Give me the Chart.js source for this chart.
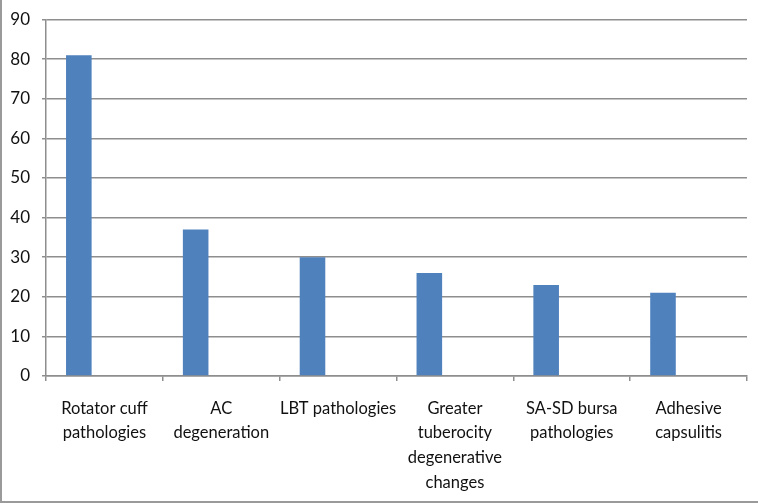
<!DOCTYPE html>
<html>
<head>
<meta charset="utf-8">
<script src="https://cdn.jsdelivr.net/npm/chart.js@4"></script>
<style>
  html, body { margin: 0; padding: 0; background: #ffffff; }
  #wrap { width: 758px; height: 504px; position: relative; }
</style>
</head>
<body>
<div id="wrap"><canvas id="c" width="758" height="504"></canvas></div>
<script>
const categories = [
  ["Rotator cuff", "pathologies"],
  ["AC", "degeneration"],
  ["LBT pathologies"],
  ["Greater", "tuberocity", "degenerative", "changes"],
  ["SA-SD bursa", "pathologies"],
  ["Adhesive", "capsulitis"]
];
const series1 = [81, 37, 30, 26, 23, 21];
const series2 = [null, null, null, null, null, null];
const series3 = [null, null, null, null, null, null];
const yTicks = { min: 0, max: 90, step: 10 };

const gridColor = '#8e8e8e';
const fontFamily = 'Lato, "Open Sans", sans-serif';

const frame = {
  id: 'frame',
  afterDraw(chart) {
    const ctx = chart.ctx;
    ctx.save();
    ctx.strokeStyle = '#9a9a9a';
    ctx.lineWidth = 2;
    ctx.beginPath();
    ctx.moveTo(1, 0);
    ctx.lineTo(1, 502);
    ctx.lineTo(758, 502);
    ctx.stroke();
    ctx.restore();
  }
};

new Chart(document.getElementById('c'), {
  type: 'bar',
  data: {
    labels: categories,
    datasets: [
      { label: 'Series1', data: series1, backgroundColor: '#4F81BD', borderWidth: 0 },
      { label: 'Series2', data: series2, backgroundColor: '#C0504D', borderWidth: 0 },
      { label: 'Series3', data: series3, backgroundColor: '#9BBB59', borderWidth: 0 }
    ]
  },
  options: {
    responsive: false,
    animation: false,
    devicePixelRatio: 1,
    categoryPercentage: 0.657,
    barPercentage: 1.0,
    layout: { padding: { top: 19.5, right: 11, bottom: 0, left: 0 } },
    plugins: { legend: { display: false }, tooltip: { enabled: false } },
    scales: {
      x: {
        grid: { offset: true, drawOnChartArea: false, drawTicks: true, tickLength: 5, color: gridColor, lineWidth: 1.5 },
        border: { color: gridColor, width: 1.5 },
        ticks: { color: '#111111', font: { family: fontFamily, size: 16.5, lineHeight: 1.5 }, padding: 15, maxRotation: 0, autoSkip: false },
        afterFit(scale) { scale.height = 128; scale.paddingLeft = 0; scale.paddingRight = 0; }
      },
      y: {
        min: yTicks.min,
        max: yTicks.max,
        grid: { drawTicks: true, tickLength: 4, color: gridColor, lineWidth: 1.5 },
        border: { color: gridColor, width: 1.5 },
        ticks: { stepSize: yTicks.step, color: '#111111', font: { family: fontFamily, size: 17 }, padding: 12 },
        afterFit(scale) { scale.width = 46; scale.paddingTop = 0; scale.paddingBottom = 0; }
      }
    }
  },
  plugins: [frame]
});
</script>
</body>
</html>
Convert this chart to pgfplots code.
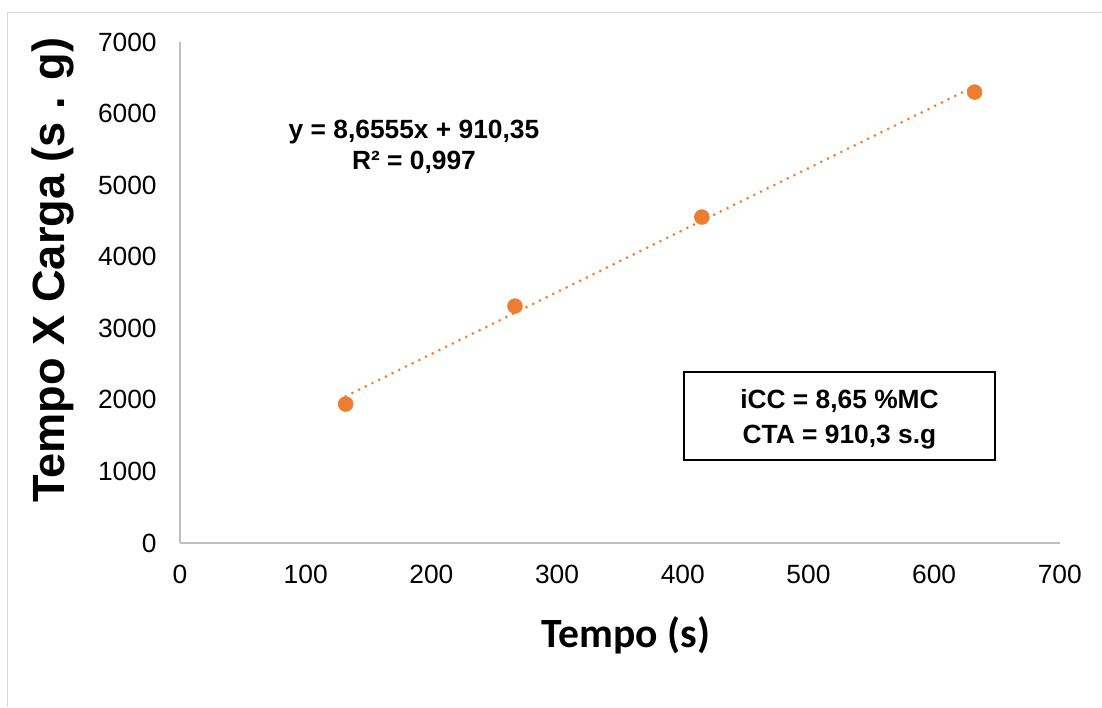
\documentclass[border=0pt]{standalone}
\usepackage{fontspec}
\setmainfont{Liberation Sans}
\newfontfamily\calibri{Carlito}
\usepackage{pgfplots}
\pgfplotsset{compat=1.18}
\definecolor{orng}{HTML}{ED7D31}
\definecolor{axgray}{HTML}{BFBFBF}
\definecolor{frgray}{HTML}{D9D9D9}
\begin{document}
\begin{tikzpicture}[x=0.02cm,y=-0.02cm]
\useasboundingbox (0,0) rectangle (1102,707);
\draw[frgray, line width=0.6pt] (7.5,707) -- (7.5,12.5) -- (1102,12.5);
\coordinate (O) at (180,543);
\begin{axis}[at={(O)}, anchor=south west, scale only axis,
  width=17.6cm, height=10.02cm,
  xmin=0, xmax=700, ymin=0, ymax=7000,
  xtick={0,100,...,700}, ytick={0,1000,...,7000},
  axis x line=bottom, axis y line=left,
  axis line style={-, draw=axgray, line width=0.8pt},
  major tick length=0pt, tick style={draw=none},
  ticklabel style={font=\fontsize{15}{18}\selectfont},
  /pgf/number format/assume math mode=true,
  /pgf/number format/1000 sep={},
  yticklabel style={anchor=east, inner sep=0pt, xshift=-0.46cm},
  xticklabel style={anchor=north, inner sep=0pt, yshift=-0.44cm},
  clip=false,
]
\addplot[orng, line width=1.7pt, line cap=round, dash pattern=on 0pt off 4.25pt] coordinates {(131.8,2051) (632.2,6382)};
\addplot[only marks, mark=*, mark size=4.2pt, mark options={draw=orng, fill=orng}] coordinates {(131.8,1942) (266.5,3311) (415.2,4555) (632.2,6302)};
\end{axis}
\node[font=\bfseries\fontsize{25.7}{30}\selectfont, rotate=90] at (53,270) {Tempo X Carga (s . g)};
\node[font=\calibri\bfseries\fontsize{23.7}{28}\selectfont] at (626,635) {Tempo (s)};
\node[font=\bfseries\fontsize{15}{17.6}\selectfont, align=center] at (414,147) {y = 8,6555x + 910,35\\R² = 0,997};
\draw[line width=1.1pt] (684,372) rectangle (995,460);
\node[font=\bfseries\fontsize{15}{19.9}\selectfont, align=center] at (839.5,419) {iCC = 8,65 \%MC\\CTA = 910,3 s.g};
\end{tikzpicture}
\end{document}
:::
Brief: Select every line where the word "this" occurs.

Task answer:
Give me the Chart.js source for this chart.
Convert this chart to pgfplots code.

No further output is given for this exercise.